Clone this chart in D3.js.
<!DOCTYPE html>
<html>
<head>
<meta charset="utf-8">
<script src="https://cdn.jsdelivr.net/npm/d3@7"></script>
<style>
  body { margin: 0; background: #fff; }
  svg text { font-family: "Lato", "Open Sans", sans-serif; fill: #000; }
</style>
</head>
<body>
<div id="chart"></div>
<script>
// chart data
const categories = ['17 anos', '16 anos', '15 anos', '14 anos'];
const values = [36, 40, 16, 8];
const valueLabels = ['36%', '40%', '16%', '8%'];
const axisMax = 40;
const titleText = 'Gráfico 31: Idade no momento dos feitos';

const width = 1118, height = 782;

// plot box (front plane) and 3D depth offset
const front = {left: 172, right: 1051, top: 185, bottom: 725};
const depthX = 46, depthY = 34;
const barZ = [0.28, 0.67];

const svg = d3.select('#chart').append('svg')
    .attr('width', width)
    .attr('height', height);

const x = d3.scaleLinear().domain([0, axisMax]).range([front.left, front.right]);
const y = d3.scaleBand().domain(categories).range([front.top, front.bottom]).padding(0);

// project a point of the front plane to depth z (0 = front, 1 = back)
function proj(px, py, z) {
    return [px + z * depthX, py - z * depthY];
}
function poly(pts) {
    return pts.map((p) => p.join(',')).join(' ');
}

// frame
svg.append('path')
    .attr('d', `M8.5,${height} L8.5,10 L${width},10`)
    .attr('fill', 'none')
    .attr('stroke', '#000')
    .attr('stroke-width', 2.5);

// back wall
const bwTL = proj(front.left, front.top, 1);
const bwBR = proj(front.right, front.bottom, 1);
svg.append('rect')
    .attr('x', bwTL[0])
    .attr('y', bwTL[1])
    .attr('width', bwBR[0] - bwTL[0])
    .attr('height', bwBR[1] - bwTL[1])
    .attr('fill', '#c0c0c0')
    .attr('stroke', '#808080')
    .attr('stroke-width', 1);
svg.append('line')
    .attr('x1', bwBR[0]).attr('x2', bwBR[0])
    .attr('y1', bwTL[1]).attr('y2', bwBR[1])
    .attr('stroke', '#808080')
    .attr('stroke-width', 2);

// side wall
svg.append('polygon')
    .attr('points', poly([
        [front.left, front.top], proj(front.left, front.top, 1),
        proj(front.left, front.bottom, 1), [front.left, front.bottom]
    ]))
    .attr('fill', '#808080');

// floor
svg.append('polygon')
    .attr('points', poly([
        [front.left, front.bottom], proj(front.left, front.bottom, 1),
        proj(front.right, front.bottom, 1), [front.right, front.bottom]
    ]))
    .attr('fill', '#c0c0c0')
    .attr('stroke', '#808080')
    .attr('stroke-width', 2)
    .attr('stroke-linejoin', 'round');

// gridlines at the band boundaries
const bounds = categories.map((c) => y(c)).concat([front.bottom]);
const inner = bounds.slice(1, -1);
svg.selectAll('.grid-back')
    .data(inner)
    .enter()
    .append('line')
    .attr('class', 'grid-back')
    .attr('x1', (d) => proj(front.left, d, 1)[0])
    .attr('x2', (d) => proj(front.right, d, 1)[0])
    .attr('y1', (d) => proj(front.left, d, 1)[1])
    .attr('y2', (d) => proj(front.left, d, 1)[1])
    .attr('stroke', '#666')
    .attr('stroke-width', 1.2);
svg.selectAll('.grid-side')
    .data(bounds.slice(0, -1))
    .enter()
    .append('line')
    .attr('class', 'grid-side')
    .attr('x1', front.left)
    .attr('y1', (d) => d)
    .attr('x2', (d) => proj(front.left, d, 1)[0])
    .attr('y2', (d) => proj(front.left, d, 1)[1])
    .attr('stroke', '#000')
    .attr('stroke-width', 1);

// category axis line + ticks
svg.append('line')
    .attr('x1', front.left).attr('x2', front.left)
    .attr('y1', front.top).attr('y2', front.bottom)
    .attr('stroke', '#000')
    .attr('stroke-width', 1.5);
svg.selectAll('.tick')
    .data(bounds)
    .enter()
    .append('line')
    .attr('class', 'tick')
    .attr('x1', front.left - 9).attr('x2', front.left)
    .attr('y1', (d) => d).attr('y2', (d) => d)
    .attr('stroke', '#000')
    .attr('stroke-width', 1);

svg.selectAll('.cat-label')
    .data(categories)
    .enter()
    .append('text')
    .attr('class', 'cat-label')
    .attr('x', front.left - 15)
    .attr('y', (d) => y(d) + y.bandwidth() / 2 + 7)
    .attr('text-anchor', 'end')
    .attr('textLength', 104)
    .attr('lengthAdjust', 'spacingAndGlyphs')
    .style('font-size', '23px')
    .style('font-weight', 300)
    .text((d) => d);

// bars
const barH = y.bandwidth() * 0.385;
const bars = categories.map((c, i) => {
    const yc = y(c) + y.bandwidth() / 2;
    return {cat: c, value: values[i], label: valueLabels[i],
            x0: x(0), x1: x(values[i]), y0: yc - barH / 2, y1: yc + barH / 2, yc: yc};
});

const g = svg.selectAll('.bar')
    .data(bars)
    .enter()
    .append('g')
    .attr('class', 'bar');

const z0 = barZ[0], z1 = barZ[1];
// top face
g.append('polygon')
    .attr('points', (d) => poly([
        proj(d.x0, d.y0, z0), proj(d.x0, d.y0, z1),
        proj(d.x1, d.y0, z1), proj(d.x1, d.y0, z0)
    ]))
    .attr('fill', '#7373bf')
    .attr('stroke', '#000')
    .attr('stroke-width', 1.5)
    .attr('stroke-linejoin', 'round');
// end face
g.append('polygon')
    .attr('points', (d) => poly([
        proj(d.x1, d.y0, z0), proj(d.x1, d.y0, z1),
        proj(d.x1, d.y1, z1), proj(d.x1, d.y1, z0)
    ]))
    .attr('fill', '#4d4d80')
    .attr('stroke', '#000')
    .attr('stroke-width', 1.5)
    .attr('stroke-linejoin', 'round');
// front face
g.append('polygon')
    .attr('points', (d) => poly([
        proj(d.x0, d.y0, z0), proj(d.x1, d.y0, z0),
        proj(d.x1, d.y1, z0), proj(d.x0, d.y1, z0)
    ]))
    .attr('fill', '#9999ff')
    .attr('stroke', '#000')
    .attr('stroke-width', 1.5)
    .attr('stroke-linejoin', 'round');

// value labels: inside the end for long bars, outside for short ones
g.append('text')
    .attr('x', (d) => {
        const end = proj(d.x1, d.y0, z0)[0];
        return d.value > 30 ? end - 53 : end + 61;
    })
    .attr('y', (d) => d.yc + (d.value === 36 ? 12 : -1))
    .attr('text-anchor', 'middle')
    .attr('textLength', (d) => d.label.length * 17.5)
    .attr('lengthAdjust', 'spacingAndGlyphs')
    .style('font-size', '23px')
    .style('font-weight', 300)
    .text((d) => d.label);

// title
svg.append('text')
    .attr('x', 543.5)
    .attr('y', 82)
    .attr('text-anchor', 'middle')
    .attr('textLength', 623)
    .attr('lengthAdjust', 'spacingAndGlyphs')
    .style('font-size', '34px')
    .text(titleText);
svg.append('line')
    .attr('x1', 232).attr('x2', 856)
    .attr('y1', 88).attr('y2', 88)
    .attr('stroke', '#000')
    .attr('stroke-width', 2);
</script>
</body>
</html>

---+---

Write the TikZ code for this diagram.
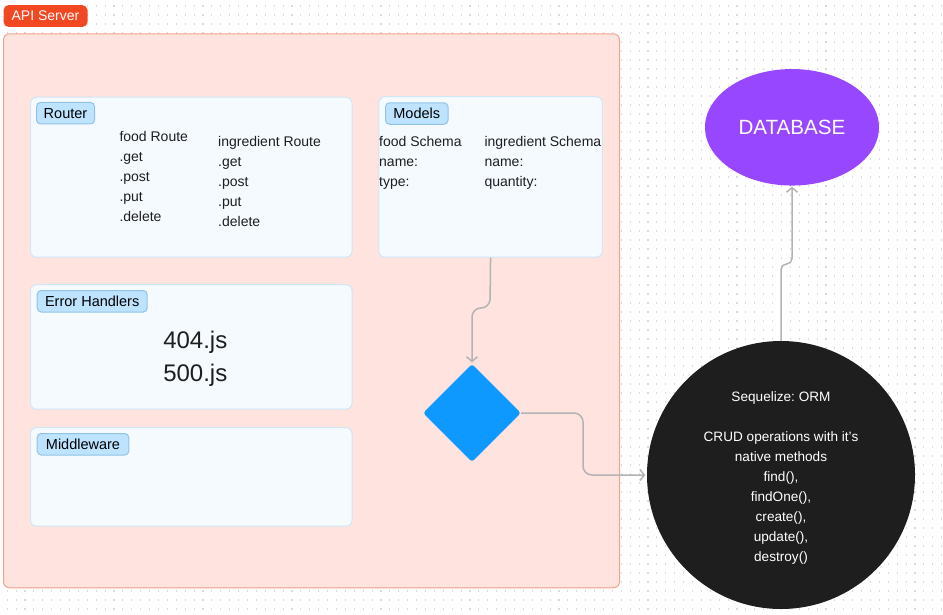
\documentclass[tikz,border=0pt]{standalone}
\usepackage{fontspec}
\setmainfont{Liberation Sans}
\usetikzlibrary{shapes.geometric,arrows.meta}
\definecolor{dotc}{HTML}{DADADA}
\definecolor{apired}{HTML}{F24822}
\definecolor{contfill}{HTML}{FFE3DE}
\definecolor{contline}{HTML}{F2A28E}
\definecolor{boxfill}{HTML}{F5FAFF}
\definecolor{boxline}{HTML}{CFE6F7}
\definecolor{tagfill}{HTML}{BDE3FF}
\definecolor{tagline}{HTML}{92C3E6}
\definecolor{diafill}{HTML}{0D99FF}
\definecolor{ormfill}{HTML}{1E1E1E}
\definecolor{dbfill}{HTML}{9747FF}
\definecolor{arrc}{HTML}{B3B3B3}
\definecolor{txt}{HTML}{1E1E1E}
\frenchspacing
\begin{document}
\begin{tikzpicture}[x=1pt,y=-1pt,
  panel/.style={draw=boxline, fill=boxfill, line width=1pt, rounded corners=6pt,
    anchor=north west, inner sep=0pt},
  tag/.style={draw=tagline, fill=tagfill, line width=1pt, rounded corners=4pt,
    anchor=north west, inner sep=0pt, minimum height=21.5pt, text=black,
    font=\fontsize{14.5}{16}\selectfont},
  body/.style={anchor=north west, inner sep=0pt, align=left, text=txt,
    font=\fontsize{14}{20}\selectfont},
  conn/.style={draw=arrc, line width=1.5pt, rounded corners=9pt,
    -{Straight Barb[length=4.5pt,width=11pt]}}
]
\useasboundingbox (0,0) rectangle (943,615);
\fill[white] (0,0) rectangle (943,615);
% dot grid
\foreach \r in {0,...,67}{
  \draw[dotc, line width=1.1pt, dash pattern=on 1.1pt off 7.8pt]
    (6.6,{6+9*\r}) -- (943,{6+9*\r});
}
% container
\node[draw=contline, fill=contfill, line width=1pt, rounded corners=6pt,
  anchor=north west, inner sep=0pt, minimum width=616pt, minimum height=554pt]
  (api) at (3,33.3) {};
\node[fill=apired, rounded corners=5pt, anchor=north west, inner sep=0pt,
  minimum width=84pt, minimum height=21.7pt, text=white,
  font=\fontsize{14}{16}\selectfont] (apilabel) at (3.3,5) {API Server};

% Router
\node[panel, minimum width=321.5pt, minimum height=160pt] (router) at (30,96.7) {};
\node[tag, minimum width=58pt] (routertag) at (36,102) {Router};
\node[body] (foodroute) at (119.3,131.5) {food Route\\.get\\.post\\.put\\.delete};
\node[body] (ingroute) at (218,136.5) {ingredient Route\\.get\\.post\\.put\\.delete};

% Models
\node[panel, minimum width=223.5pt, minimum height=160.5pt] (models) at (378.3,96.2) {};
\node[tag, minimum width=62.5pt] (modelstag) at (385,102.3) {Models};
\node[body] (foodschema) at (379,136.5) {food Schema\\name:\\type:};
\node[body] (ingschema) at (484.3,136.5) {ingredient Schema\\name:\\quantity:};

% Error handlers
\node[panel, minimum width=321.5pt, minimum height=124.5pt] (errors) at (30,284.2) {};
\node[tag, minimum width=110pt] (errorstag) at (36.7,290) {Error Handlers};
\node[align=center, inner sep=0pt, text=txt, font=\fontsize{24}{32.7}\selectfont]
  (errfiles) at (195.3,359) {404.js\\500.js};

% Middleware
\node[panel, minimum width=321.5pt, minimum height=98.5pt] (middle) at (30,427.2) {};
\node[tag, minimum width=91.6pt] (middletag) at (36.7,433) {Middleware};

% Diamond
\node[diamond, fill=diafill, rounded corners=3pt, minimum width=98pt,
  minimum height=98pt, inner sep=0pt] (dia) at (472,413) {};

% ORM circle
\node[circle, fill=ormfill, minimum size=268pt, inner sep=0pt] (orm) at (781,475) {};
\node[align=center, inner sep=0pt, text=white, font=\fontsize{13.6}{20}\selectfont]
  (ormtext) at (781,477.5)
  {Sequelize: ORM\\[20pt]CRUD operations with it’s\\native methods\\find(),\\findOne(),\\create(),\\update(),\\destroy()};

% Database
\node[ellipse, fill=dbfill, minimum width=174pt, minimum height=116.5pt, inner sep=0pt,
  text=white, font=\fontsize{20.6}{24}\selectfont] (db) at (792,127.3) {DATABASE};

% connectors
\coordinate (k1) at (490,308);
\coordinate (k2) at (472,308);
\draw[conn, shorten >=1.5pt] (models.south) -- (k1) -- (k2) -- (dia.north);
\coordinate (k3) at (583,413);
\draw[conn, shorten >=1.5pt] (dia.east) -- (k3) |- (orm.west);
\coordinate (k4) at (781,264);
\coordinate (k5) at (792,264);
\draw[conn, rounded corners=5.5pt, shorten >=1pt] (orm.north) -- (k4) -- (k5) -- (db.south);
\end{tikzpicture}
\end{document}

---+---

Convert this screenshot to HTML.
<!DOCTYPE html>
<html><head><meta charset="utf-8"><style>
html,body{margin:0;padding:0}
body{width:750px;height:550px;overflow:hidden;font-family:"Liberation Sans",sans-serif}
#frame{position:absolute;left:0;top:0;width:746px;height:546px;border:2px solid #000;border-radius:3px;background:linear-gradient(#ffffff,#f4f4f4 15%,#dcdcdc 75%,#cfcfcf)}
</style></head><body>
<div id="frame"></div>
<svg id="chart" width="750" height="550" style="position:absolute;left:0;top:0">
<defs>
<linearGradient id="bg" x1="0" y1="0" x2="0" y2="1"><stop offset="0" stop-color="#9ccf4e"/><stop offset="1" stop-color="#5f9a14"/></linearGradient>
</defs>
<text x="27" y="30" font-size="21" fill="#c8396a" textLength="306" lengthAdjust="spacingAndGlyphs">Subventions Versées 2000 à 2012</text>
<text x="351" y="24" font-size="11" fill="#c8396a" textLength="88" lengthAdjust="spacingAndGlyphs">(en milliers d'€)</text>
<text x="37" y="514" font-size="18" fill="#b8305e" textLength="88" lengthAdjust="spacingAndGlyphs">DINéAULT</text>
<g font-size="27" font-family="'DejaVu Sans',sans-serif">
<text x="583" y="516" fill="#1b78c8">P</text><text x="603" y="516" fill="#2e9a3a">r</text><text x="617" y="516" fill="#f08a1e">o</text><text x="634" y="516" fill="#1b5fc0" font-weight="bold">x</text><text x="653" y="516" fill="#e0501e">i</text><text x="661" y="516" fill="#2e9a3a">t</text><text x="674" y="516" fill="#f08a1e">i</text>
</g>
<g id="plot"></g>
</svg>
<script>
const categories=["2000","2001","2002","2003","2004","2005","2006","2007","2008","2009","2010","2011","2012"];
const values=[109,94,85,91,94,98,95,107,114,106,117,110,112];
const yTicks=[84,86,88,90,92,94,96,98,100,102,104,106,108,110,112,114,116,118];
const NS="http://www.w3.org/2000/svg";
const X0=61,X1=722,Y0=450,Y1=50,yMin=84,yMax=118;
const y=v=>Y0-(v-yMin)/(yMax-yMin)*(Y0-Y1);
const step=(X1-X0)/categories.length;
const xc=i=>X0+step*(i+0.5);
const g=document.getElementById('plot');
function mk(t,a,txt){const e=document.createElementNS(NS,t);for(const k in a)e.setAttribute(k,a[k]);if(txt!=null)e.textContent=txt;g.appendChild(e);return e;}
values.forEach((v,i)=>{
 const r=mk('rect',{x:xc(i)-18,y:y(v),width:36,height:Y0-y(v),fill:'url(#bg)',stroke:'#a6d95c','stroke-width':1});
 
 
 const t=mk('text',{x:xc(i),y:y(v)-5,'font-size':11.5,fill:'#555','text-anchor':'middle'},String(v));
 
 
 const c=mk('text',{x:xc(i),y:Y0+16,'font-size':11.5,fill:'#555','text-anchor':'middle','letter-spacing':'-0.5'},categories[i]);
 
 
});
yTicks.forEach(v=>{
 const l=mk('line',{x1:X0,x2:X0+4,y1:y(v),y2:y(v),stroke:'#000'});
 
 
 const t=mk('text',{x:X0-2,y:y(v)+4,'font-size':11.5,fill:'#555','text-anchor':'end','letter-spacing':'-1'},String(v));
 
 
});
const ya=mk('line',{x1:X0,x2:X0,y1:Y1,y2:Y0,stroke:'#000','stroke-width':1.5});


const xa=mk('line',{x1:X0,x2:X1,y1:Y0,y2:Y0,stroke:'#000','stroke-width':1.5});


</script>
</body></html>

---+---

Find all lines holding the string "chart" and copy them.

Clone this chart in D3.js.
<div id="chart"></div>
// chart data
const svg = d3.select('#chart').append('svg')
<svg id="chart" width="750" height="550" style="position:absolute;left:0;top:0">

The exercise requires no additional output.